Звуки извне не нарушали течения мысли. Где-то за многоэтажными домами, которые с недавних пор вырастали вокруг, словно грибы, глухо рокотала Москва. Зажужжит шмель возле окошка: «Войти иль нет?..» В прихожей глухо прозвучат тяжелые медленные шаги нянюшки и другие — полегче — Дунящины, шепчущие женские голоса.
В начале 900-х годов Танеев упал с велосипеда, повредил ногу. Болезнь затянулась на годы, лишив музыканта былой подвижности. Тревожила возрастающая полнота. «Тяжелело» сердце. От поры до времени он уезжал летом в Пятигорск для лечения.
Но обычно с наступлением теплых дней Сергей Иванович выезжал в деревню. Черниговский скит из-за возрастающего многолюдства давно потерял для композитора былую привлекательность. Он нашел наконец такой малодоступный для праздных уголок себе по душе близ Звенигорода. Это была маленькая, в пятнадцать дворов, деревушка Дюдьково, раскинувшаяся в лощине среди вековых еловых боров. Изведав однажды нерушимой, благословенной тишины, композитор полюбил ее.
«Живу я здесь в чистой избе, называемой дачей, — писал он своему старому другу, выдающейся певице Елизавете Андреевне Лавровской, — имею инструмент, работаю ежедневно в определенные часы, один день провожу как другой и прекрасно себя чувствую».
На этот раз он как еще никогда отдавался покою. Зима выдалась трудной. Он мало сочинял. Время уходило на подготовку к концертным выступлениям. В течение зимы 1907/08 года он выступал в Москве, играл Четвертый концерт Бетховена, свои ансамбли с фортепьяно, речь о которых еще впереди. В феврале — марте композитор участвовал в симфонических концертах РМО в Ярославле, Харькове и Казани.
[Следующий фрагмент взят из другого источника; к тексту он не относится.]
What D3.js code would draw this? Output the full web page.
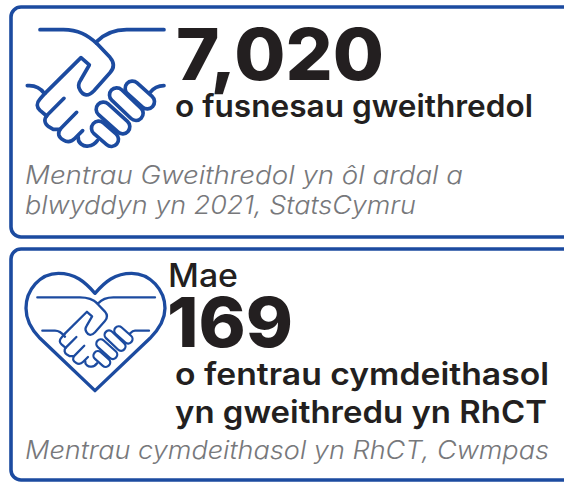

Теперь предстояло наверстать потерянное время. Давно уже нигде ему так не работалось, как в Дюдькове.
Он стал наезжать в Звенигород на малый срок даже среди зимы и особенно перед весной.
Если не считать двух вынужденных поездок на Кавказ, он только раз изменил Дюдькову по настоянию своего ученика Фомы Гартмана.
На этой встрече следует несколько остановиться.
Фома Александрович Гартман, талантливый, ярко одаренный композитор, в юности ученик Аренского, в 1907 году изучал контрапункт у Танеева. Прослужив два года без малого, бросил гвардейский полк, уготованную ему блестящую карьеру, вышел в отставку и с жаром отдался любимому искусству. Гартман и его жена Ольга зиму жили обычно в Петербурге, лето — в имении Хоружевке в Харьковской губернии, куда настойчиво звали и Танеева. Оба были еще очень молоды, независимы и щедры душой.
Волнующая нежная привязанность Гартманов к одинокому стареющему музыканту нашла свое выражение в обширной переписке, продолжавшейся до конца дней композитора. Письма эти, быть может, иной раз и докучали Танееву, но в искренности их он не мог усомниться.
И однажды, когда Гартманы по приезде в Москву посетили танеевский домик и вновь повторили свое приглашение, у Сергея Ивановича не хватило духу его отвергнуть.
Село Хоружевка разбросано по склону широкого яра — оврага. По дну его цепочкой среди зарослей осоки тянулись проточные пруды…
В распоряжение гостя был предоставлен чисто выбеленный флигель с верандой и новым беккеровским роялем, стоявший уединенно в гуще небольшого парка. Тишина кругом царила нерушимая. «Ни человеческого голоса, — писал композитор, — ни лая собак. Ничего не слышно».
В качестве «вестового» к флигелю был прикомандирован служивый Никита Голубь. В часы работы приезжего музыканта Никита ходил дозором как журавль, высоко поднимая ноги. Но стоило композитору ради короткого отдыха выйти посидеть на завалинке, служивый вырастал словно из-под земли и заводил вежливый разговор саньым высоким слогом. При этом всякий раз крутил, не закуривая, цигарку из крепчайшего «бакуна». Эти беседы приводили Танеева в веселое расположение духа. Никита Маркович был грамотен и до книжек питал страсть неодолимую. Тут композитор принял заботу на себя и по возвращении в Москву не раз высылал Никите книжки, которые могли тому прийтись по нраву.
Гостя в Хоружевке просто боготворили, окружив его ненавязчивыми заботами, сердечным уютом.
Надолго запомнились ему послеобеденные прогулки по полям и рощам, вечерние беседы за чайным столом на террасе. Сергей Иванович в эти годы увлекся индийской философией, читал Сутры и Упанишады, обдумывая первые главы нового теоретического сочинения по теории Канона. Перед отходом ко сну, как правило, музицировали.